Shift to remote work and heavy reliance on service providers for security leaves blind spots
83% of C-level executives expect the changes they made in the areas of people, processes, and applications as a response to the COVID-19 pandemic to become permanent (whether significant or partial), according to Radware.
According to the report, pandemic-driven changes affected various aspects of business, 44% of executives surveyed reported a negative negative impact on budgets, 43% reported a workforce reduction, while 37% reported reduced real estate footprints.
Pandemic accelerated cloud adoption
The pandemic accelerated the migration of business infrastructure and applications into the cloud. 76% of companies adopted cloud services faster than they had planned, and 56% of respondents said that the contactless economy – e-commerce, on-demand content, video conferencing, etc.- had a positive impact on their business.
The quick migration helped to maintain business operations but potentially exacerbated cybersecurity gaps, due to an increased attack surface. 40% of survey respondents reported an increase in cyberattacks amid the pandemic. 32% said that they relied on their cloud provider’s security services to provide security management for their public cloud assets.
“The transition to remote work and new online contactless business models is not temporary and is affecting the future strategy on how organizations invest in cybersecurity,” said Anna Convery-Pelletier, CMO at Radware.
“Normally, businesses would make this shift over an extended period of time. However, the pandemic forced a massive shift to remote work which is now creating new security challenges.”
“Before the pandemic, digital transformation was a long-term strategic goal for most businesses,” said Michael O’Malley, VP of Market Strategy for Radware.
“On-demand content consumption, contactless payments, curbside pickups, and remote workforces are now business imperatives. Executives must revisit what they’ve implemented to ensure that a lack of cybersecurity planning does not undermine their goals.”
Other key findings
- Shift to remote operations: More than 80% of respondents said they believed more than 25% of their employees would work remotely in the future, a sharp contrast to pre-pandemic work-from-home policies, when only 48% of companies enabled more than 25% of their employees do so, and 6% did not enable remote work at all.

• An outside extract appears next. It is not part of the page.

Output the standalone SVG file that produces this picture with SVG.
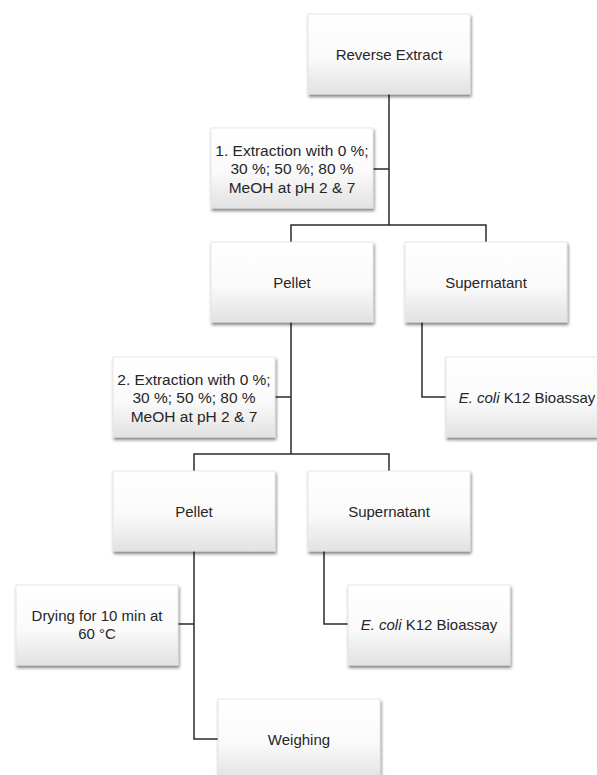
<svg xmlns="http://www.w3.org/2000/svg" width="597" height="775" viewBox="0 0 597 775">
<defs>
<linearGradient id="g" x1="0" y1="0" x2="0" y2="1">
<stop offset="0" stop-color="#ffffff"/>
<stop offset="0.55" stop-color="#fafafa"/>
<stop offset="1" stop-color="#e2e2e2"/>
</linearGradient>
<filter id="sh" x="-10%" y="-10%" width="125%" height="130%">
<feDropShadow dx="1" dy="2.5" stdDeviation="1.5" flood-color="#000" flood-opacity="0.5"/>
</filter>
</defs>
<style>
.box{fill:url(#g);stroke:#e2e2e2;stroke-width:0.8;filter:url(#sh)}
text{font-family:"Liberation Sans",Arial,sans-serif;font-size:15px;fill:#262626;text-anchor:middle}
.e{font-size:15.5px}
.c{fill:none;stroke:#2b2b2b;stroke-width:1.5}
</style>
<rect width="597" height="775" fill="#fff"/>
<g id="connectors">
<path class="c" d="M389,94 V225 M373,169 H389 M291,242 V225 H486 V242"/>
<path class="c" d="M291,322 V454 M275,397 H291 M194,471 V454 H389 V471"/>
<path class="c" d="M422,322 V397 H446"/>
<path class="c" d="M194,551 V739 H218 M177,624 H194"/>
<path class="c" d="M324,551 V624 H348"/>
</g>
<g id="reverse-extract"><rect class="box" x="308" y="14" width="162" height="80"/><text x="389" y="60">Reverse Extract</text></g>
<g id="extraction-1"><rect class="box" x="211" y="128" width="162" height="80"/><text class="e" x="292" y="156">1. Extraction with 0 %;</text><text class="e" x="292" y="174">30 %; 50 %; 80 %</text><text class="e" x="292" y="193">MeOH at pH 2 &amp; 7</text></g>
<g id="pellet-1"><rect class="box" x="211" y="242" width="162" height="80"/><text x="292" y="288">Pellet</text></g>
<g id="supernatant-1"><rect class="box" x="405" y="242" width="162" height="80"/><text x="486" y="288">Supernatant</text></g>
<g id="bioassay-1"><rect class="box" x="446" y="357" width="162" height="80"/><text x="527" y="403"><tspan font-style="italic">E. coli</tspan> K12 Bioassay</text></g>
<g id="extraction-2"><rect class="box" x="113" y="357" width="162" height="80"/><text class="e" x="194" y="385">2. Extraction with 0 %;</text><text class="e" x="194" y="403">30 %; 50 %; 80 %</text><text class="e" x="194" y="422">MeOH at pH 2 &amp; 7</text></g>
<g id="pellet-2"><rect class="box" x="113" y="471" width="162" height="80"/><text x="194" y="517">Pellet</text></g>
<g id="supernatant-2"><rect class="box" x="308" y="471" width="162" height="80"/><text x="389" y="517">Supernatant</text></g>
<g id="drying"><rect class="box" x="16" y="585" width="162" height="80"/><text x="97" y="621">Drying for 10 min at</text><text x="97" y="639">60 °C</text></g>
<g id="bioassay-2"><rect class="box" x="348" y="585" width="162" height="80"/><text x="429" y="630"><tspan font-style="italic">E. coli</tspan> K12 Bioassay</text></g>
<g id="weighing"><rect class="box" x="218" y="699" width="162" height="80"/><text x="299" y="745">Weighing</text></g>
</svg>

- Emergence of new revenue models to support contactless economy: Roughly two in five respondents from the retail sector said they made real estate changes – including store closures. Many retailers faced pressure to adopt practices that ease the customer experience, such as curbside pickup, e-commerce, and increased use of contactless payments. More than any other sector, retailers reported the need to adopt cloud or hybrid cloud environments to make their networks more resilient, 57% said they plan to host their assets in either a public or private cloud environment by 2022.